Clinical Program Faculty

Nancy Piotrowski, PhD
Full-Time Institute Faculty
npiotrowski@wi.edu

BA Psychology, Rice University, 1985
MA Clinical Psychology, University of Houston-University Park, 1989
PhD Clinical Psychology, University of Houston-University Park, 1992

Dr. Nancy A. Piotrowski is a licensed psychologist in California (PSY14254), as well as certified Master Addiction Counselor, and Psychological Autopsy Investigator. As full-time faculty at The Wright Institute, she enjoys supporting the profession of psychology through service and encourages students and colleagues to do the same. She maintains a consulting practice focused on research, education, and psychological services. Her work emphasizes addressing co-occurring disorders including substance use, other mental health concerns, and physical health conditions. As faculty, she brings over 30 years of experience doing research, clinical work, training, and program development. She has written over 150 publications, created multiple training programs in the US and Japan, and chaired more than 40 dissertations for graduate psychology students, several of whom received national recognition for their work.

Over the last 30 years, Dr. Piotrowski has served on numerous national, state, and local boards while also serving her local community. She currently is a Commissioner on the National Certification Commission for Addiction Professionals, Representative for the Society of Environmental, Population, and Conservation Psychology (Division 34) on the American Psychological Association (APA) Council, and as Treasurer and Local Advocacy Network Chair for the Napa Solano Psychological Association (NSPA). She is proud to have worked on efforts to achieve successful passage of mental health and addiction parity legislation, being named a Fellow of both APA and the Society of Addiction Psychology (Division 50), Advocate of the Year in 2016 by the APA Practice Organization, and otherwise recognized as an outstanding mentor and for her significant contributions to learner success and distinguished service to both local and national organizations.

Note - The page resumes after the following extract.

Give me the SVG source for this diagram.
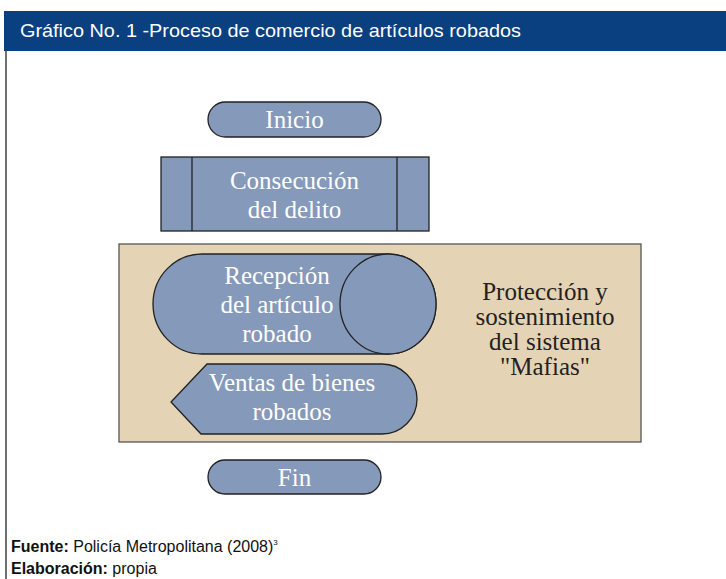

She additionally has served on the board of Division 50 as President, Member at Large, Federal Advocacy Coordinator, and founded their ad hoc committees on Evidence Based Practice in Addiction, and Population and Diversity Issues. Among other roles, she has served on the board of APA Division 28 (Psychopharmacology and Substance Abuse) as Member at Large and Convention Chair, Vice Chair and Co-Chair of the Government Affairs Steering Committee of the California Psychological Association (CPA), and as President of both NSPA and the San Francisco Psychological Association.

After receiving her own doctorate, Dr. Piotrowski completed postdoctoral training funded by the National Institute on Drug Addiction (NIDA) at the University of California San Francisco Langley Porter Psychiatric Institute and San Francisco Veterans Affairs Medical Center. Additionally, she completed postdoctoral training funded by the National Institute on Alcohol Abuse and Alcoholism (NIAAA) at the University of California Berkeley working at the Alcohol Research Group and Public Health Institute. Funders of her research and professional work include NIAAA, NIDA, the National Institute on Aging, Committee on Division/APA Relations, American Association of Suicidology, Union of Concerned Scientists, Bay Area Air Quality Management District, and the California Air Resources Board. Her research interests focus on cognitive, developmental, and contextual factors influencing motivation which she has studied using quantitative, qualitative, and mixed methods approaches. She is most interested in constructs related to problem recognition, expectancies, behavioral persistence, decision‐making related to behavior change, and community outreach and wellness. Addictive behavior, environmental psychology, other psychiatric disorders, comorbidity, health behavior, psychopathy, group behavior, population related issues, social justice topics, and definitions of evidence‐based practice constitute major interests. These foci are grounded in her training and continued education which emphasizes behavioral, cognitive social learning, and trans‐theoretical models, clinical trial methods, treatment research, and epidemiologic and prevention studies. She is excited to work with students who would like to apply the science of psychology to their professional work, whether in consulting, clinical work, research, education, advocacy, or other emerging opportunities. She is most interested to use psychological science and practice to advance mental health in public health and policy arenas to serve social justice and broad positive health outcomes.

More personally, Dr. Piotrowski is proud to be a third generation American. Her family members emigrated from Greece, Austria, and Poland to the US to escape political unrest during the late 1800s. She acknowledges the privilege of her family members being able to do this, while also cherishing the many blessings that came from growing up in homes that included different languages and honored varied cultural and faith traditions.